THE NSW Nationals find themselves in an impossible position regarding the proposed sale of the state’s electricity infrastructure.
The proposal will go to a joint party room meetings on Tuesday, but the Nationals know they are seriously outnumbered by their Liberal colleagues.
So no matter how hard they fight to keep the poles and wires in public hands, if Premier Mike Baird wants to proceed with a full sale there is nothing they can do about it.
That leaves Nationals MPs with the option of creating a potentially damaging split within the Coalition, or appearing weak in the eyes of their voters. Neither is an appealing option, you would think.
This may well be a case of the Coalition’s state election victory in 2011 being more comprehensive than even the Nationals would have liked.
The reality is, the Liberals have enough MPs in parliament to govern in their own right.

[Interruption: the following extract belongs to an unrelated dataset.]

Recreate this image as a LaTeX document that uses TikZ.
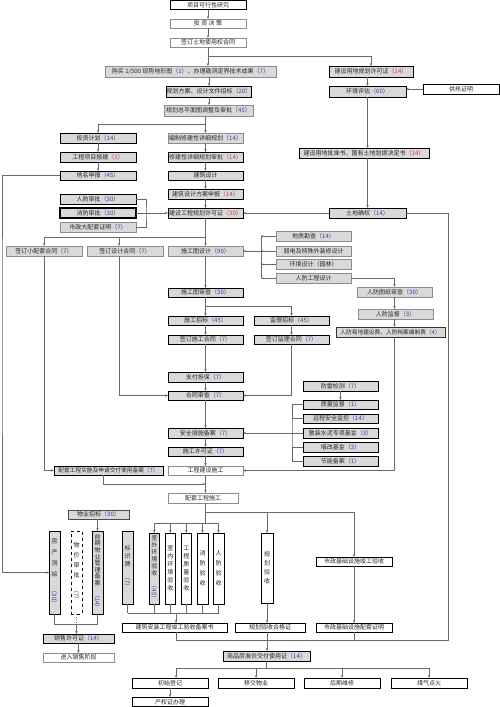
\documentclass[tikz,border=0pt]{standalone}
\usepackage{fontspec}
\usepackage{graphicx}
\setmainfont{Noto Sans CJK SC}
\usetikzlibrary{arrows.meta,calc}
\definecolor{boxgray}{HTML}{D9D9D9}
\definecolor{bordergray}{HTML}{8C8C8C}
\definecolor{conngray}{HTML}{6A6A6A}
\definecolor{numblue}{HTML}{3B3BA0}
\definecolor{numred}{HTML}{C83C3C}
\newcommand\myfs{\fontsize{6}{7}\selectfont}
\newcommand\numb[1]{\textcolor{numblue}{（#1）}}
\newcommand\numr[1]{\textcolor{numred}{（#1）}}
\newcommand\mybox[7]{\node[#2, minimum width={(#5-#3)*1pt}, minimum height={(#6-#4)*1pt}] (#1) at ({(#3+#5)/2},{(#4+#6)/2}) {#7};}
\begin{document}
\begin{tikzpicture}[x=1pt,y=-1pt,
 base/.style={draw, inner sep=0pt, outer sep=0pt, font=\myfs, text=black!85},
 gd/.style={base, fill=boxgray, draw=black, line width=1pt},
 gg/.style={base, fill=boxgray, draw=bordergray, line width=0.6pt},
 wd/.style={base, fill=white, draw=black, line width=0.7pt},
 wg/.style={base, fill=white, draw=bordergray, line width=0.6pt},
 vtext/.style={align=center, font=\fontsize{6}{#1}\selectfont},
 conn/.style={draw=conngray, line width=0.55pt},
 arr/.style={conn, -{Stealth[length=3pt,width=2.4pt]}},
 tinyarr/.style={conn, -{Stealth[length=2pt,width=1.8pt]}}]
\useasboundingbox (0,0) rectangle (500,707);
% ---------- boxes ----------
\mybox{kx}{wd,line width=1pt}{170}{0.5}{246}{9.5}{项目可行性研究}
\mybox{tzjc}{wg}{170}{19}{246}{28}{投\ 资\ 决\ 策}
\mybox{qdtd}{wg}{170}{38}{246}{47}{签订土地使用权合同}
\mybox{gm}{gg}{105}{66}{276}{77}{购买 1/500 现势地形图\numb{1}、办理勘测定界技术成果\numb{7}}
\mybox{jsyd}{gd}{329}{66}{413}{77}{建设用地规划许可证\numr{14}}
\mybox{ghfa}{gd}{168}{86}{250}{97}{规划方案、设计文件招标\numb{20}}
\mybox{hjpg}{gd}{329}{86}{406}{97}{环境评估\numb{60}}
\mybox{grzm}{wd}{423}{84}{499}{94}{供热证明}
\mybox{zpm}{gg}{164}{105}{253}{116}{规划总平面图调整及审批\numb{45}}
\mybox{tzjh}{gd}{60}{133}{136}{143}{投资计划\numb{14}}
\mybox{bzxj}{gg}{168}{133}{243}{143}{编制修建性详细规划\numb{14}}
\mybox{gcxm}{gd}{60}{152}{136}{162}{工程项目报建\numr{1}}
\mybox{xjsp}{gd}{168}{152}{243}{162}{修建性详细规划审批\numr{14}}
\mybox{dmsb}{gd}{60}{171}{136}{180}{地名申报\numb{45}}
\mybox{jzsj}{gd}{168}{171}{243}{180}{建筑设计}
\mybox{pzs}{gd}{299}{148}{429}{158}{建设用地批准书、国有土地划拨决定书\numr{14}}
\mybox{jzfa}{gd}{168}{189}{243}{199}{建筑设计方案申报\numr{14}}
\mybox{rfsp}{gd}{60}{194}{136}{204}{人防审批\numb{30}}
\mybox{xfsp}{gd,line width=1.3pt}{60}{208}{136}{218}{消防审批\numb{30}}
\mybox{szdp}{gg}{60}{222}{136}{232}{市政大配套证明\numb{7}}
\mybox{jsgc}{gd}{168}{208}{243}{218}{建设工程规划许可证\numr{30}}
\mybox{tdqq}{gd}{329}{208}{406}{218}{土地确权\numb{14}}
\mybox{qdxp}{gg}{6}{246}{82}{256}{签订小配套合同\numb{7}}
\mybox{qdsj}{gg}{87}{246}{163}{256}{签订设计合同\numb{7}}
\mybox{sgtsj}{gg}{168}{246}{243}{256}{施工图设计\numb{90}}
\mybox{dzkc}{gg}{276}{231}{351}{241}{地质勘查\numb{14}}
\mybox{rd}{gg}{276}{246}{351}{256}{弱电及特殊外装修设计}
\mybox{hjsj}{gg}{276}{259.5}{351}{269}{环境设计（园林）}
\mybox{rfgc}{gg}{276}{273.5}{351}{283}{人防工程设计}
\mybox{rftz}{gg}{357}{287}{432}{297}{人防图纸审查\numb{30}}
\mybox{rfjd}{gg}{358}{309}{433}{319}{人防监督\numb{3}}
\mybox{rfyd}{gg,draw=black!80}{336}{327}{445}{337}{\fontsize{5.7}{7}\selectfont 人防易地建设费、人防档案编制费\numb{4}}
\mybox{sgtsc}{gd}{168}{288}{243}{297}{施工图审查\numb{30}}
\mybox{sgzb}{gd}{168}{316}{243}{325}{施工招标\numb{45}}
\mybox{jlzb}{gd}{254}{316}{329}{325}{监理招标\numb{45}}
\mybox{qdsg}{gd}{168}{335}{243}{344}{签订施工合同\numb{7}}
\mybox{qdjl}{gd}{254}{335}{329}{344}{签订监理合同\numb{7}}
\mybox{zfdb}{gd}{168}{372}{243}{382}{支付担保\numb{7}}
\mybox{htsc}{gd}{168}{391}{243}{400}{合同审查\numb{7}}
\mybox{aqcs}{gd}{168}{428}{243}{438}{安全措施备案\numb{7}}
\mybox{sgxk}{gd}{168}{447}{243}{456}{施工许可证\numb{7}}
\mybox{gcjs}{wg}{168}{466}{243}{475}{工程建设施工}
\mybox{ptss}{gd}{54}{466}{163}{475}{\fontsize{5.7}{7}\selectfont 配套工程实施及申请交付使用备案\numb{7}}
\mybox{ptsg}{wg}{168}{493}{238}{503}{配套工程施工}
\mybox{fljc}{gd}{303}{381}{378}{391}{防雷检测\numb{7}}
\mybox{zljd}{gd}{303}{400}{378}{409}{质量监督\numb{1}}
\mybox{ycaq}{gd}{303}{414}{378}{423}{远程安全监控\numb{14}}
\mybox{szsn}{gd}{303}{428}{378}{438}{散装水泥专项基金\numb{3}}
\mybox{qgjj}{gd}{303}{442}{378}{452}{墙改基金\numb{3}}
\mybox{jnba}{gd}{303}{456}{378}{466}{节能备案\numb{1}}
\mybox{wyzb}{gg,draw=black!70}{68}{510}{129}{519}{物业招标\numb{30}}
\mybox{fcch}{gd,vtext=11}{49}{531}{60}{614}{房\\产\\测\\绘\\\rotatebox{-90}{\numb{30}}}
\mybox{wjsp}{wd,dashed,vtext=10}{71}{531}{82}{614}{物\\价\\审\\批\\\rotatebox{-90}{\numb{7}}}
\mybox{qqwy}{gd,vtext=6.6}{92}{531}{103}{614}{前\\期\\物\\业\\管\\理\\备\\案\\\rotatebox{-90}{\numb{14}}}
\mybox{xsxk}{gd}{43}{634}{114}{643}{销售许可证\numb{14}}
\mybox{jrxs}{wg}{43}{653}{114}{662}{进入销售阶段}
\mybox{bsp}{gd,vtext=8}{122}{531}{133}{604}{标\\识\\牌\\\rotatebox{-90}{\numb{7}}}
\mybox{swhj}{gd,vtext=7}{149}{533}{159.5}{604}{室\\外\\环\\境\\验\\收\\\rotatebox{-90}{\numb{45}}}
\mybox{snhj}{wd,vtext=8}{165}{533}{175.5}{604}{室\\内\\环\\境\\验\\收}
\mybox{gczl}{wd,vtext=8}{181}{533}{191.5}{604}{工\\程\\质\\量\\验\\收}
\mybox{xfys}{wd,vtext=10}{197}{533}{208}{604}{消\\防\\验\\收}
\mybox{rfys}{wd,vtext=10}{213}{533}{224}{604}{人\\防\\验\\收}
\mybox{jzaz}{wd}{122}{623}{227}{632}{建筑安装工程竣工验收备案书}
\mybox{ghys}{wd,vtext=9}{261}{533}{273}{603}{规\\划\\验\\收}
\mybox{ghhg}{wd}{235}{623}{305}{632}{规划验收合格证}
\mybox{szjg}{wd}{316}{557}{392}{566}{市政基础设施竣工验收}
\mybox{szpt}{wd}{316}{623}{392}{632}{市政基础设施配套证明}
\mybox{sph}{gd}{223}{651}{310}{661}{商品房准许交付使用证\numb{14}}
\mybox{csdj}{wd,line width=0.9pt}{132}{678}{208}{688}{初始登记}
\mybox{yjwy}{wd,line width=0.9pt}{218}{678}{294}{688}{移交物业}
\mybox{hqwx}{wd,line width=0.9pt}{304}{678}{380}{688}{后期维修}
\mybox{mqdh}{wd,line width=0.9pt}{391}{678}{467}{688}{煤气点火}
\mybox{cqz}{wd,line width=0.9pt}{132}{697}{208}{706.5}{产权证办理}
% ---------- connectors ----------
\draw[arr] (kx.south) -- (tzjc.north);
\draw[arr] (tzjc.south) -- (qdtd.north);
\draw[arr] (qdtd.south) -- (qdtd.south |- gm.north);
\coordinate (T1) at (208,56);
\draw[arr] (T1) -| (jsyd.north);
\draw[arr] (ghfa.north |- gm.south) -- (ghfa.north);
\draw[arr] (ghfa.south) -- (ghfa.south |- zpm.north);
\draw[arr] (bzxj.north |- zpm.south) -- (bzxj.north);
\coordinate (T2) at (205.5,124);
\draw[arr] (T2) -| (tzjh.north);
\draw[arr] (tzjh.south) -- (gcxm.north);
\draw[arr] (gcxm.south) -- (dmsb.north);
\draw[arr] (bzxj.south) -- (xjsp.north);
\draw[arr] (xjsp.south) -- (jzsj.north);
\draw[arr] (jzsj.south) -- (jzfa.north);
\draw[arr] (jzfa.south) -- (jsgc.north);
\draw[arr] (hjpg.north |- jsyd.south) -- (hjpg.north);
\draw[arr] (grzm.west) -- (grzm.west -| hjpg.east);
\draw[arr] (hjpg.south) -- (hjpg.south |- pzs.north);
\draw[arr] (hjpg.south |- pzs.south) -- (tdqq.north);
\draw[arr] (tdqq.west) -- (jsgc.east);
\coordinate (b1) at (146,213);
\draw[conn] (rfsp.east) -| (b1) |- (szdp.east);
\draw[arr] (xfsp.east) -- (jsgc.west);
\draw[arr] (jsgc.south) -- (sgtsj.north);
\coordinate (j1) at (205.5,237);
\draw[arr] (j1) -| (qdxp.north);
\draw[arr] (j1) -| ([xshift=-6pt]qdsj.north);
\coordinate (b2) at (261,251);
\draw[conn] (b2 |- dzkc.west) -- (b2 |- rfgc.west);
\foreach \n in {dzkc,rd,hjsj,rfgc} \draw[tinyarr] (\n.west) -- (\n.west -| b2);
\draw[arr] (b2) -- (sgtsj.east);
\draw[arr] (rfgc.east) -| (rftz.north);
\draw[arr] (rftz.south) -- (rftz.south |- rfjd.north);
\draw[arr] (rftz.south |- rfjd.south) -- (rftz.south |- rfyd.north);
\draw[arr] (rftz.south |- rfyd.south) |- (gcjs.east);
\draw[arr] (sgtsj.south) -- (sgtsc.north);
\draw[arr] (sgtsc.south) -- (sgzb.north);
\coordinate (j2) at (205.5,306);
\draw[arr] (j2) -| (jlzb.north);
\draw[arr] (sgzb.south) -- (qdsg.north);
\draw[arr] (jlzb.south) -- (qdjl.north);
\draw[arr] (qdsg.south) -- (zfdb.north);
\draw[arr] (zfdb.south) -- (htsc.north);
\draw[arr] (htsc.south) -- (aqcs.north);
\draw[arr] (aqcs.south) -- (sgxk.north);
\draw[arr] (sgxk.south) -- (gcjs.north);
\draw[arr] (gcjs.south) -- (gcjs.south |- ptsg.north);
\draw[arr] (qdjl.south) |- (htsc.east);
\draw[arr] ([xshift=-6pt]qdsj.south) |- (htsc.west);
\draw[arr] (qdxp.south) |- (ptss.west);
\coordinate (m1) at (205.5,484);
\draw[arr] ([xshift=-5.5pt]ptss.south) |- (m1);
\draw[arr] (fljc.south) -- (zljd.north);
\coordinate (b3) at (292,433);
\draw[conn] (zljd.west) -| (b3) |- (jnba.west);
\draw[conn] (ycaq.west) -- (ycaq.west -| b3);
\draw[conn] (qgjj.west) -- (qgjj.west -| b3);
\draw[arr] (szsn.west) -- (aqcs.east);
\coordinate (R1) at (448,640);
\coordinate (B1) at (176,640);
\draw[conn] (tdqq.east) -| (R1) -- (B1);
\draw[conn] (jzaz.south -| B1) -- (B1);
\draw[conn] (szpt.south) -- (szpt.south |- R1);
\coordinate (L1) at (2,300);
\draw[arr] (dmsb.west) -| (L1) |- (fcch.west);
\coordinate (V0) at (205.5,512);
\coordinate (V1) at (205.5,523);
\draw[conn] (ptsg.south -| V0) -- (V1);
\draw[arr] (V0) -| (szjg.north);
\draw[arr] (V0 -| ghys.north) -- (ghys.north);
\draw[conn] (swhj.north |- V1) -- (rfys.north |- V1);
\foreach \n in {swhj,snhj,gczl,xfys,rfys} \draw[arr] (\n.north |- V1) -- (\n.north);
\coordinate (V2) at (176,613);
\draw[conn] (bsp.south |- V2) -- (rfys.south |- V2);
\foreach \n in {bsp,swhj,snhj,gczl,xfys,rfys} \draw[conn] (\n.south) -- (\n.south |- V2);
\draw[arr] (V2) -- (V2 |- jzaz.north);
\draw[arr] (ghys.south) -- (ghys.south |- ghhg.north);
\draw[arr] (ghys.south |- ghhg.south) -- (ghys.south |- sph.north);
\draw[arr] (szjg.south) -- (szpt.north);
\draw[arr] (qqwy.north |- wyzb.south) -- (qqwy.north);
\coordinate (V3) at (76.5,624);
\draw[conn] (fcch.south) |- (V3);
\draw[conn] (qqwy.south) |- (V3);
\draw[conn, dotted, line width=0.8pt] (wjsp.south) -- (V3);
\draw[arr] (V3) -- (V3 |- xsxk.north);
\draw[arr] (xsxk.south) -- (jrxs.north);
\coordinate (V4) at (266.5,668);
\coordinate (F1) at (176,668);
\coordinate (F4) at (429,668);
\draw[conn] (sph.south) -- (V4);
\draw[conn] (F1) -- (F4);
\draw[arr] (F1) -- (F1 |- csdj.north);
\draw[arr] (yjwy.north |- V4) -- (yjwy.north);
\draw[arr] (hqwx.north |- V4) -- (hqwx.north);
\draw[arr] (F4) -- (F4 |- mqdh.north);
\draw[arr] (csdj.south) -- (cqz.north);
\end{tikzpicture}
\end{document}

They have been happy to pay lip service to the Nationals for the past three years but now, when it has come to the crunch on a key policy area, the Liberals know there is no real need to negotiate.
They might argue that the whole state will benefit from the revenue to come from the sale of the poles and wires, but regional and rural communities - the Nationals’ heartland - are likely to bear a greater burden than city voters.
A call to put this issue to a referendum is doomed to fail because Liberals have the numbers to go ahead with the full sale even without the support of the Nationals. There is no way they will seek to muddy the waters further by putting their proposal to the people.
The Nationals have always been known as the junior Coalition partner. Now, sadly, we’re seeing just how junior they are.